Let $V$ and $W$ be topological vector spaces. There are different ways to complete the tensor product $V \otimes W$, and the only ones that are usually discussed in introductory literature are the injective and projective tensor products of locally convex spaces. The tensor product defined below is very different, and I'd like to know how it is called and where to find information about it.

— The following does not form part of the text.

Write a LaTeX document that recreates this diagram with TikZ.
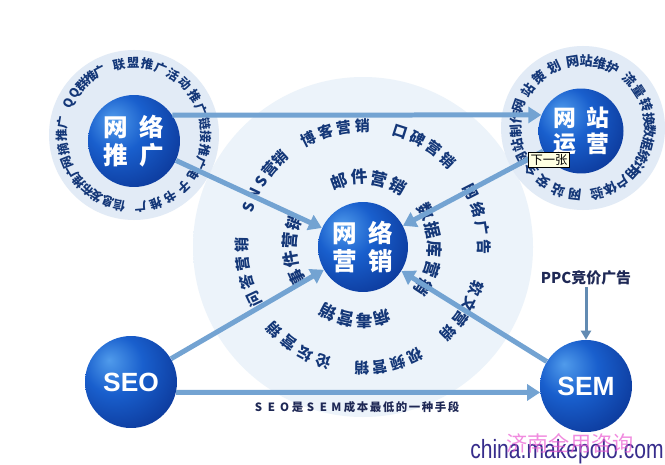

Let $H$ be a Hilbert space, $\varphi: H \to V$ and $\psi: H \to W$ be continuous linear operators, and let $\{e_\alpha\}$ and $\{f_\beta\}$ be two orthonormal bases in $H$. Then formally the following identity should be true:
$$ \sum_\alpha \varphi(e_\alpha) \otimes \psi(e_\alpha) = \sum_\beta \varphi(f_\beta) \otimes \psi(f_\beta) $$
The tensor product that I'm talking about is the space of all formal sums $ \sum_\alpha v_\alpha \otimes w_\alpha $, $v_\alpha \in V, w_\alpha \in W$, for which $\varphi(e_\alpha) := v_\alpha, \psi(e_\alpha) := w_\alpha$ extends to continuous operators from Hilbert space, modulo the identity above (and, of course, the obvious relation $\sum_\alpha v_\alpha \otimes 0 + \sum_\alpha 0 \otimes w_\alpha = 0$).
The importance of this space stems from the fact that the positive elements of $V \otimes V$ (the ones representable as $\sum v_\alpha \otimes v_\alpha$) are essentially unitary equivalence classes of maps from Hilbert space to $V$, so the topic looks like it should have been studied extensively 50 years ago.
What I know so far are just explicit descriptions of this space in several cases ($\ell^2 \otimes \ell^2$, $C \otimes C$ (RKHS theory), $\ell^1 \otimes \ell^1$ (Grothendieck), $L^0 \otimes L^0$, nuclear spaces). What should I google to find a general theory?